## Start

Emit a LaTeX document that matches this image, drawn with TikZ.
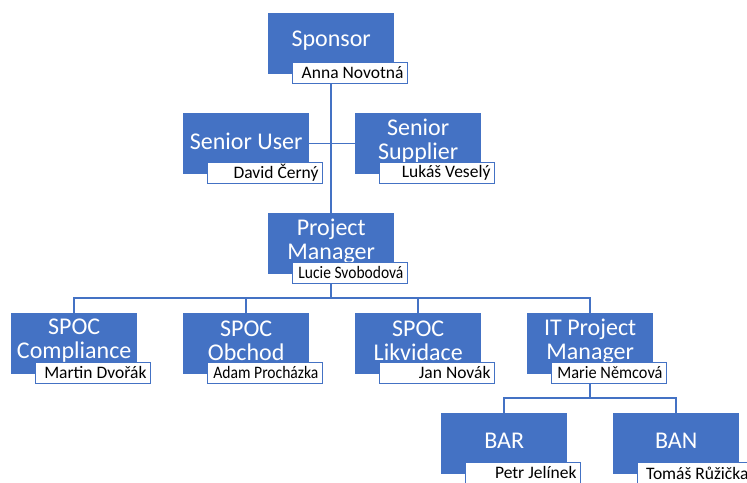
\documentclass[tikz,border=0pt]{standalone}
\usepackage{fontspec}
\usepackage{graphicx}
\setmainfont{Carlito}
\usetikzlibrary{backgrounds}
\definecolor{orgblue}{HTML}{4472C4}
\tikzset{
  rolebox/.style={rectangle, fill=orgblue, draw=none, minimum width=126pt, minimum height=61pt, inner sep=0pt, anchor=north west},
  roletext/.style={text=white, font=\fontsize{24}{24}\selectfont, align=center, inner sep=0pt},
  namebox/.style={rectangle, fill=white, draw=orgblue, line width=0.9pt, minimum width=115pt, minimum height=21pt,
    inner xsep=4pt, inner ysep=0pt, font=\fontsize{17.5}{18}\selectfont, anchor=north west},
  link/.style={draw=orgblue, line width=1.5pt}
}
% squeeze a long person name so that it stays inside its tag
\newsavebox\personbx
\newcommand\fitname[1]{\sbox\personbx{#1}%
  \ifdim\wd\personbx>105pt\resizebox{105pt}{\height}{\usebox\personbx}\else\usebox\personbx\fi}
% box with a title and a person tag at its lower right
\newcommand\orgunit[5]{%
  \node[rolebox] (#1) at (#2,#3) {};
  \node[roletext] (#1-t) at ([yshift=-28pt]#1.north) {#4};
  \node[namebox] (#1-n) at ([xshift=24pt,yshift=-49pt]#1.north west) {\makebox[107pt][r]{\fitname{#5}}};
}
\begin{document}
\begin{tikzpicture}[x=1pt,y=-1pt]
\useasboundingbox (0,0) rectangle (747,482);
\begin{scope}
\clip (0,0) rectangle (747,482);
\orgunit{sp}{268}{13}{Sponsor}{Anna Novotná}
\orgunit{su}{183}{113}{Senior User}{David Černý}
\orgunit{ss}{355}{113}{Senior\\Supplier}{Lukáš Veselý}
\orgunit{pm}{268}{213}{Project\\Manager}{Lucie Svobodová}
\orgunit{c1}{11}{313}{SPOC\\Compliance}{Martin Dvořák}
\orgunit{c2}{183}{313}{SPOC\\Obchod}{Adam Procházka}
\orgunit{c3}{355}{313}{SPOC\\Likvidace}{Jan Novák}
\orgunit{it}{527}{313}{IT Project\\Manager}{Marie Němcová}
\orgunit{ba}{441}{413}{BAR}{Petr Jelínek}
\orgunit{bn}{613}{413}{BAN}{Tomáš Růžička}
\coordinate (bus3) at (0,298);
\coordinate (bus4) at (0,398);
\begin{scope}[on background layer]
  \draw[link] (sp.south) -- (pm.north);
  \draw[link] (su.east) -- (ss.west);
  \draw[link] (pm.south) -- (pm.south |- bus3);
  \draw[link] (c1.north) -- (c1.north |- bus3) -- (it.north |- bus3) -- (it.north);
  \draw[link] (c2.north) -- (c2.north |- bus3);
  \draw[link] (c3.north) -- (c3.north |- bus3);
  \draw[link] (it.south) -- (it.south |- bus4);
  \draw[link] (ba.north) -- (ba.north |- bus4) -- (bn.north |- bus4) -- (bn.north);
\end{scope}
\end{scope}
\end{tikzpicture}
\end{document}
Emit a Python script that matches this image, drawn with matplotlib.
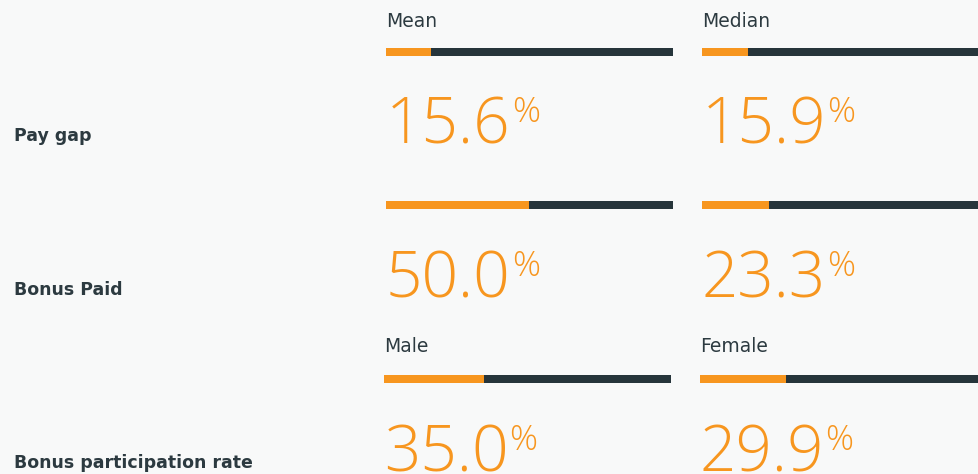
import numpy as np
import matplotlib
matplotlib.use("Agg")
import matplotlib.pyplot as plt

# Gender pay gap summary: values
row_labels = ["Pay gap", "Bonus Paid", "Bonus participation rate"]
col_headers = [["Mean", "Median"], ["", ""], ["Male", "Female"]]
values = [[15.6, 15.9], [50.0, 23.3], [35.0, 29.9]]

ORANGE = "#f7961f"
DARK = "#26353b"
TEXT = "#2c3a40"
BG = "#f8f9f9"

W, H = 979, 474
fig = plt.figure(figsize=(W / 100, H / 100), dpi=100, facecolor=BG)
ax = fig.add_axes([0, 0, 1, 1])
ax.set_xlim(0, W)
ax.set_ylim(H, 0)
ax.set_facecolor(BG)
ax.axis("off")

# layout in pixel units
col_x = [[386, 702], [386, 702], [384, 700]]
bar_y = [52, 205, 379]
header_y = [21, None, 346]
num_base = [143, 297, 471]
label_y = [136, 290, 463]
track_w = 287
bar_h = 8

num_font = dict(family=["Open Sans", "DejaVu Sans"], fontweight=300, color=ORANGE)

fig.canvas.draw()
renderer = fig.canvas.get_renderer()

for r, label in enumerate(row_labels):
    ax.text(14, label_y[r], label, fontsize=12.5, fontweight="bold",
            color=TEXT, va="center", ha="left")
    for c in range(2):
        x0 = col_x[r][c]
        v = values[r][c]
        # background track then filled part
        ax.barh(bar_y[r], track_w, left=x0, height=bar_h, color=DARK, linewidth=0)
        ax.barh(bar_y[r], track_w * v / 100, left=x0, height=bar_h,
                color=ORANGE, linewidth=0)
        if header_y[r] is not None:
            ax.text(x0, header_y[r], col_headers[r][c], fontsize=13.5,
                    color=TEXT, va="center", ha="left")
        t = ax.text(x0, num_base[r], f"{v:.1f}", fontsize=46,
                    va="baseline", ha="left", **num_font)
        bb = t.get_window_extent(renderer=renderer)
        ax.text(x0 + bb.width + 1, num_base[r] - 21, "%", fontsize=25,
                va="baseline", ha="left", **num_font)

fig.savefig("out.png", dpi=100, facecolor=BG)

## End

Search the data above for the word "image", then gather each line in which it appears.

Emit a LaTeX document that matches this image, drawn with TikZ.
Emit a Python script that matches this image, drawn with matplotlib.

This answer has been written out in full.